Everywhere I look at the moment, someone is selling me my own childhood back at a premium.

Bone broth in chic little pouches. Fermented vegetables in jars with minimalist labels. Sourdough with a backstory longer than mine. “Thirty plants a week” trending like it’s a new invention and not just… how my Nonna did the shopping.

And listen – I’m delighted. Truly. As someone who now works in nutrition, I am thrilled that gut health has finally had its moment. I just can’t help laughing, because the wellness industry has spent the last decade rediscovering, rebranding and re-selling what was bubbling away on my family’s stove every single week of my childhood. For free. In a pot older than me.

The Original Gut Health Protocol

Let me describe the scene. A Sunday. My mum’s kitchen. On the hob: a pot of beans that had been soaking since approximately the dawn of time. Next to it, a broth made from a chicken carcass that had already fed us once and was now, in its second act, becoming medicine.

In the fridge: leftovers being reinvented, vegetables in various states of being “used up,” and something pickled that nobody could remember starting.

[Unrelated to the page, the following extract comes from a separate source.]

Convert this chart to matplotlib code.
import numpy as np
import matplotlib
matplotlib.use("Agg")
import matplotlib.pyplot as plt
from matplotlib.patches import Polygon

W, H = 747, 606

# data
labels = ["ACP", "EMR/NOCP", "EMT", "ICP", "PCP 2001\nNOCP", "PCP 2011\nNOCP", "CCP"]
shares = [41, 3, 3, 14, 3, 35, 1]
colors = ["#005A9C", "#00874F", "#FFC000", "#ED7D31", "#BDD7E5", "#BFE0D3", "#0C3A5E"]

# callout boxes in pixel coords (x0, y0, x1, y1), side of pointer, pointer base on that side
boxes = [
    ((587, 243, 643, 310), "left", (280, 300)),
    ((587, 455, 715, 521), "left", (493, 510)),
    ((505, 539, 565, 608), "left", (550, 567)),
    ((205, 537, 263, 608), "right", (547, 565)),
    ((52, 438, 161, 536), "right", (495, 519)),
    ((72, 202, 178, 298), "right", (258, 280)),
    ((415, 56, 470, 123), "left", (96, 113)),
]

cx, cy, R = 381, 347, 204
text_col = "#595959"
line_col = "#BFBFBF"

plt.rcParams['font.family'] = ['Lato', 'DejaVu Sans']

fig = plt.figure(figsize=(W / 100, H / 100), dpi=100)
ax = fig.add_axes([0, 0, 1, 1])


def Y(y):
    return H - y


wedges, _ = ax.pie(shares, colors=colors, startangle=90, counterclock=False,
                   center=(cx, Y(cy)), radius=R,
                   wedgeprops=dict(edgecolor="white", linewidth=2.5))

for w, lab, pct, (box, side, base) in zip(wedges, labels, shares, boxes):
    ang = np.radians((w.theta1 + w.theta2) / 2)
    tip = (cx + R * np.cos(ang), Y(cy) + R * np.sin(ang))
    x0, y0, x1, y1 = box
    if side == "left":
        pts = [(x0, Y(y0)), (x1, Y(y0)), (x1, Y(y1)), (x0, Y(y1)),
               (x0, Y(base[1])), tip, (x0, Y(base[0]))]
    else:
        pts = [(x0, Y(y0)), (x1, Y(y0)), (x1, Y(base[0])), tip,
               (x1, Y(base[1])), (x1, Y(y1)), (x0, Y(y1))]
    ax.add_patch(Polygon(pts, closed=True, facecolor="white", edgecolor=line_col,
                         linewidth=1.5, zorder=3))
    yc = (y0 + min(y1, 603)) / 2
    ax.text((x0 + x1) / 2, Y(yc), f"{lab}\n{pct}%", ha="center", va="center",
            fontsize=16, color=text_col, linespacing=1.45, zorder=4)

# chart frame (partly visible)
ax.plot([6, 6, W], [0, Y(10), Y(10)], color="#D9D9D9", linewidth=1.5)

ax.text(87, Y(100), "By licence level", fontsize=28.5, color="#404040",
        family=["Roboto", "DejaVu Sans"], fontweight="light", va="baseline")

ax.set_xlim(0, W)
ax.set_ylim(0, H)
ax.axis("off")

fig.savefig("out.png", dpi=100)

On the table, always: bread with actual structure, olive oil, and whatever was growing, cheap or in season — which meant we ate differently in October than we did in June, without anyone calling it “seasonal eating” or charging us extra for it.

Beans, lentils, greens, garlic, tomatoes, herbs, olive oil, fish on Fridays, fruit for pudding and a slightly alarming array of vegetables cooked until they surrendered. Fibre, ferments, polyphenols, plant diversity — the whole modern gut health checklist, achieved accidentally, weekly, by a woman who would have looked at the word “microbiome” and asked if it needed more salt.

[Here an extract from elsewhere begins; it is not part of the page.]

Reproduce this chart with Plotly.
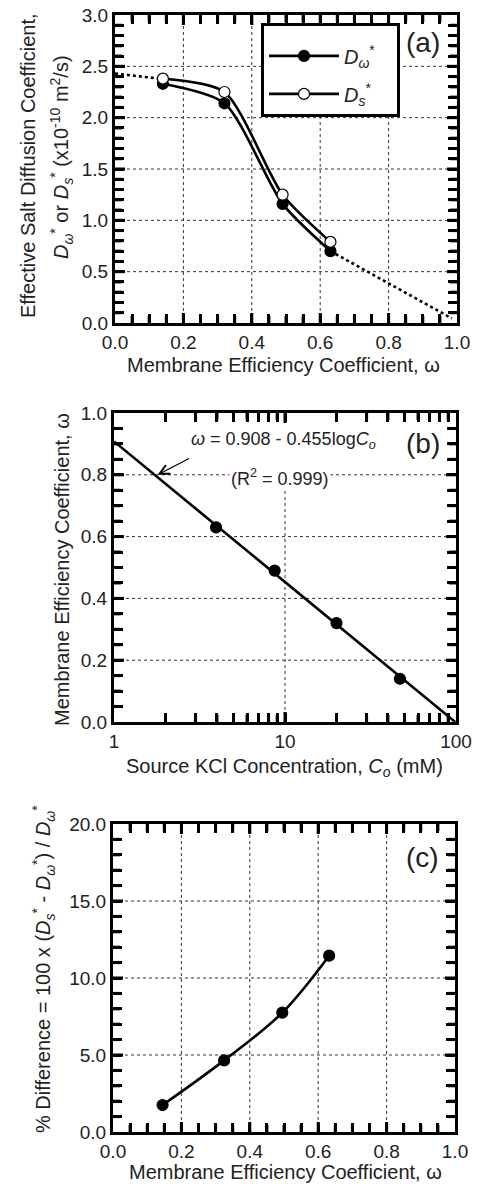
import plotly.graph_objects as go

W, H = 478, 1184
FONT = "Liberation Sans, Arial, Helvetica, sans-serif"

# ---------- data ----------
# panel (a)
omega_pts = [0.14, 0.32, 0.49, 0.63]
D_omega = [2.33, 2.14, 1.16, 0.70]
D_s = [2.38, 2.25, 1.25, 0.79]
extrap_left_x = [0.0, 0.13]
extrap_left_y = [2.43, 2.38]
extrap_right_x = [0.63, 0.985]
extrap_right_y = [0.70, 0.045]

# panel (b)
conc_pts = [3.95, 8.7, 20.0, 47.0]
omega_b = [0.63, 0.49, 0.32, 0.14]
fit_x = [1.0, 99.0]
fit_y = [0.908, 0.0]

# panel (c)
omega_c = [0.145, 0.325, 0.495, 0.632]
pct_diff = [1.75, 4.65, 7.75, 11.45]

# ticks / grid
omega_major = [0.0, 0.2, 0.4, 0.6, 0.8, 1.0]
Da_major = [0.0, 0.5, 1.0, 1.5, 2.0, 2.5, 3.0]
wb_major = [0.0, 0.2, 0.4, 0.6, 0.8, 1.0]
pc_major = [0.0, 5.0, 10.0, 15.0, 20.0]
conc_major = [1, 10, 100]
conc_minor = [2, 3, 4, 5, 6, 7, 8, 9, 20, 30, 40, 50, 60, 70, 80, 90]


def lin_ticks(major, n_sub, fmt="{:.1f}"):
    vals, text = [], []
    for i, v in enumerate(major):
        vals.append(v)
        text.append(fmt.format(v))
        if i < len(major) - 1:
            step = (major[i + 1] - v) / n_sub
            for k in range(1, n_sub):
                vals.append(v + k * step)
                text.append("")
    return vals, text


def px_x(p):
    return p / W


def px_y(p):
    return 1 - p / H


fig = go.Figure()

line_w = 2.6
mk = dict(size=11, color="black", line=dict(color="black", width=1.2))
mk_open = dict(size=11, color="white", line=dict(color="black", width=1.2))

# panel a
fig.add_trace(go.Scatter(x=extrap_left_x, y=extrap_left_y, mode="lines",
                         line=dict(color="black", width=2.6, dash="dot"),
                         showlegend=False, xaxis="x", yaxis="y"))
fig.add_trace(go.Scatter(x=extrap_right_x, y=extrap_right_y, mode="lines",
                         line=dict(color="black", width=2.6, dash="dot"),
                         showlegend=False, xaxis="x", yaxis="y"))
fig.add_trace(go.Scatter(x=omega_pts, y=D_omega, mode="lines+markers",
                         line=dict(color="black", width=line_w, shape="spline", smoothing=0.7),
                         marker=mk, name="<i>D</i><sub><i>ω</i></sub><sup>*</sup>&nbsp;&nbsp;&nbsp;",
                         legendgroup="g1", xaxis="x", yaxis="y"))
fig.add_trace(go.Scatter(x=omega_pts, y=D_s, mode="lines+markers",
                         line=dict(color="black", width=line_w, shape="spline", smoothing=0.7),
                         marker=mk_open, name="<i>D</i><sub><i>s</i></sub><sup>*</sup>",
                         legendgroup="g2", xaxis="x", yaxis="y"))

# panel b
fig.add_trace(go.Scatter(x=fit_x, y=fit_y, mode="lines",
                         line=dict(color="black", width=line_w),
                         showlegend=False, xaxis="x2", yaxis="y2"))
fig.add_trace(go.Scatter(x=conc_pts, y=omega_b, mode="markers",
                         marker=mk, showlegend=False, xaxis="x2", yaxis="y2"))

# panel c
fig.add_trace(go.Scatter(x=omega_c, y=pct_diff, mode="lines+markers",
                         line=dict(color="black", width=line_w, shape="spline", smoothing=1.0),
                         marker=mk, showlegend=False, xaxis="x3", yaxis="y3"))

common = dict(showline=True, linewidth=3, linecolor="black", mirror="ticks",
              ticks="inside", ticklen=9, tickwidth=3, tickcolor="black",
              showgrid=False, zeroline=False, automargin=False, tickmode="array",
              tickfont=dict(family=FONT, size=19, color="#222"))

xa_v, xa_t = lin_ticks(omega_major, 4)
ya_v, ya_t = lin_ticks(Da_major, 5)
yb_v, yb_t = lin_ticks(wb_major, 4)
yc_v, yc_t = lin_ticks(pc_major, 5)
xb_v = sorted(conc_major + conc_minor)
xb_t = [str(v) if v in conc_major else "" for v in xb_v]

fig.update_layout(
    xaxis=dict(domain=[px_x(115), px_x(457)], range=[0, 1], anchor="y",
               tickvals=xa_v, ticktext=xa_t, **common),
    yaxis=dict(domain=[px_y(323), px_y(15)], range=[0, 3], anchor="x",
               tickvals=ya_v, ticktext=ya_t, **common),
    xaxis2=dict(domain=[px_x(114), px_x(456)], type="log", range=[0, 2], anchor="y2",
                tickvals=xb_v, ticktext=xb_t, **common),
    yaxis2=dict(domain=[px_y(722), px_y(413)], range=[0, 1], anchor="x2",
                tickvals=yb_v, ticktext=yb_t, **common),
    xaxis3=dict(domain=[px_x(113), px_x(455)], range=[0, 1], anchor="y3",
                tickvals=xa_v, ticktext=xa_t, **common),
    yaxis3=dict(domain=[px_y(1132), px_y(824)], range=[0, 20], anchor="x3",
                tickvals=yc_v, ticktext=yc_t, **common),
    width=W, height=H,
    margin=dict(l=0, r=0, t=0, b=0),
    paper_bgcolor="white", plot_bgcolor="white",
    font=dict(family=FONT, size=19, color="#222"),
    legend=dict(x=px_x(261), y=px_y(23), xanchor="left", yanchor="top",
                bgcolor="white", bordercolor="black", borderwidth=3,
                font=dict(family=FONT, size=20, color="#222"),
                title=dict(text=" ", font=dict(size=8)),
                itemwidth=70, tracegroupgap=9, traceorder="grouped"),
)

# dotted grid lines at the major ticks
grid_line = dict(color="#333", width=1, dash="3px,3px")


def vgrid(xref, yref, vals):
    for v in vals[1:-1]:
        fig.add_shape(type="line", xref=xref, yref=yref + " domain", x0=v, x1=v, y0=0, y1=1,
                      line=grid_line, layer="below")


def hgrid(xref, yref, vals):
    for v in vals[1:-1]:
        fig.add_shape(type="line", xref=xref + " domain", yref=yref, x0=0, x1=1, y0=v, y1=v,
                      line=grid_line, layer="below")


vgrid("x", "y", omega_major)
hgrid("x", "y", Da_major)
vgrid("x2", "y2", conc_major)
hgrid("x2", "y2", wb_major)
vgrid("x3", "y3", omega_major)
hgrid("x3", "y3", pc_major)
# mask the C=10 grid line behind the fit label area (panel b)
fig.add_shape(type="rect", xref="x2", yref="y2", x0=8, x1=12.5, y0=0.755, y1=0.99,
              fillcolor="white", line=dict(width=0), layer="below")

# inside tick marks on all four sides (pixel-length), drawn from the tick arrays
tick_line = dict(color="black", width=3)
MAJ, MIN = 10, 7


def xticks(xref, yref, vals, majors):
    for v in vals[1:-1]:
        L = MAJ if v in majors else MIN
        for anchor, sgn in ((0, 1), (1, -1)):
            fig.add_shape(type="line", xref=xref, yref=yref + " domain", ysizemode="pixel",
                          yanchor=anchor, x0=v, x1=v, y0=0, y1=sgn * L,
                          line=tick_line, layer="above")


def yticks(xref, yref, vals, majors):
    for v in vals[1:-1]:
        L = MAJ if v in majors else MIN
        for anchor, sgn in ((0, 1), (1, -1)):
            fig.add_shape(type="line", xref=xref + " domain", yref=yref, xsizemode="pixel",
                          xanchor=anchor, x0=0, x1=sgn * L, y0=v, y1=v,
                          line=tick_line, layer="above")


def is_major(vals, majors):
    return [v for v in vals if any(abs(v - m) < 1e-9 for m in majors)]


xticks("x", "y", xa_v, is_major(xa_v, omega_major))
yticks("x", "y", ya_v, is_major(ya_v, Da_major))
xticks("x2", "y2", xb_v, conc_major)
yticks("x2", "y2", yb_v, is_major(yb_v, wb_major))
xticks("x3", "y3", xa_v, is_major(xa_v, omega_major))
yticks("x3", "y3", yc_v, is_major(yc_v, pc_major))

ann = []
tf = dict(family=FONT, size=20, color="#222")
C = dict(xref="paper", yref="paper", xanchor="center", yanchor="middle", showarrow=False)
ann.append(dict(x=px_x(28), y=px_y(166), textangle=-90,
                text="Effective Salt Diffusion Coefficient,", font=tf, **C))
ann.append(dict(x=px_x(62), y=px_y(157), textangle=-90,
                text="<i>D</i><sub><i>ω</i></sub><sup>*</sup> or <i>D</i><sub><i>s</i></sub><sup>*</sup> (x10<sup>-10</sup> m<sup>2</sup>/s)",
                font=tf, **C))
ann.append(dict(x=px_x(283), y=px_y(365),
                text="Membrane Efficiency Coefficient, ω", font=tf, **C))
ann.append(dict(x=px_x(62), y=px_y(570), textangle=-90,
                text="Membrane Efficiency Coefficient, ω", font=tf, **C))
ann.append(dict(x=px_x(284), y=px_y(767),
                text="Source KCl Concentration, <i>C</i><sub><i>o</i></sub> (mM)", font=tf, **C))
ann.append(dict(x=px_x(43), y=px_y(969), textangle=-90,
                text="% Difference = 100 x (<i>D</i><sub><i>s</i></sub><sup>*</sup> - <i>D</i><sub><i>ω</i></sub><sup>*</sup>) / <i>D</i><sub><i>ω</i></sub><sup>*</sup>",
                font=tf, **C))
ann.append(dict(x=px_x(285), y=px_y(1172),
                text="Membrane Efficiency Coefficient, ω", font=tf, **C))
lf = dict(family=FONT, size=28, color="#222")
ann.append(dict(x=px_x(423), y=px_y(43), text="(a)", font=lf, **C))
ann.append(dict(x=px_x(423), y=px_y(443), text="(b)", font=lf, **C))
ann.append(dict(x=px_x(422), y=px_y(857), text="(c)", font=lf, **C))
ef = dict(family=FONT, size=18, color="#222")
ann.append(dict(x=px_x(283), y=px_y(440),
                text="<i>ω</i> = 0.908 - 0.455log<i>C</i><sub><i>o</i></sub>",
                font=ef, bgcolor="white", **C))
ann.append(dict(x=px_x(280), y=px_y(477),
                text="(R<sup>2</sup> = 0.999)", font=ef, bgcolor="white", **C))
ann.append(dict(x=0.255, y=0.8, xref="x2", yref="y2", ax=33, ay=-17, text="",
                showarrow=True, arrowhead=5, arrowsize=1.6, arrowwidth=1.2,
                arrowcolor="black"))
fig.update_layout(annotations=ann)

fig.write_html("out.html", config={"displayModeBar": False},
               post_script="document.body.style.margin='0';document.body.style.overflow='hidden';")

Cucina Povera: Fancy Words for Not Wasting Anything

There’s a name for the way my family cooked — cucina povera, “poor cooking.” Peasant food. The cooking of people who couldn’t afford to waste a carrot top, let alone a carcass.

Nothing was binned. Bones became broth. Stale bread became panzanella, or breadcrumbs, or that soup that is essentially bread having a spa day in tomatoes. Parmesan rinds went into the minestrone like little flavour grenades. The odds and ends of vegetables — the leaves, the stalks, the bits modern recipes tell you to discard — were exactly the bits that went in the pot.

And here’s the joke of it: those unfashionable bits, the peels and stalks and leaves and bones, are where so much of the fibre and nutrition actually lives. My family wasn’t being virtuous. They were being skint. It just happens that skint and gut-healthy have an enormous overlap.

What This Looks Like on a Wet Tuesday in Britain

Now — before anyone panics — I am not suggesting you start simmering carcasses at 6am or fermenting things in your airing cupboard. You have a life. Possibly children. Possibly children who are IN a beige food phase (a story for another day).

But the Nonna principles translate beautifully to a normal, busy, British week:

Tins are your friend. Tinned beans, tinned lentils, tinned tomatoes — cucina povera would have LOVED a tin of butter beans for 60p. There is no prize for soaking.

One pot, many plants. A minestrone, a stew, a soup — chuck in every sad vegetable in the drawer. Variety matters more than perfection, and the soup does not judge.

Keep the rind, keep the carcass, keep the stalks. Broccoli stalks grate into anything. A chicken carcass and thirty lazy minutes make a broth that costs nothing.

Eat together when you can. Because — and this is the bit the supplement companies can’t bottle — how we eat matters too. Slowly, together, talking too loudly. My Nonna never once ate standing over the sink, and frankly she’d have strong words for how often I do.

The Moral of the Minestrone

My Nonna never read a study in her life. She couldn’t have told you what fibre does or named a single strain of gut bacteria. But she fed her family in a way that science is now spending millions confirming was right all along: mostly plants, lots of variety, nothing wasted, everything shared.

So by all means enjoy the fancy broth pouches — no judgment here, I’ve bought them too. But know that you don’t need a subscription to eat this way. You need a big pot, some tins, whatever vegetables are looking guilty in your fridge, and — ideally — people to eat it with.

The microbiome is new. The minestrone is not. Trust the minestrone.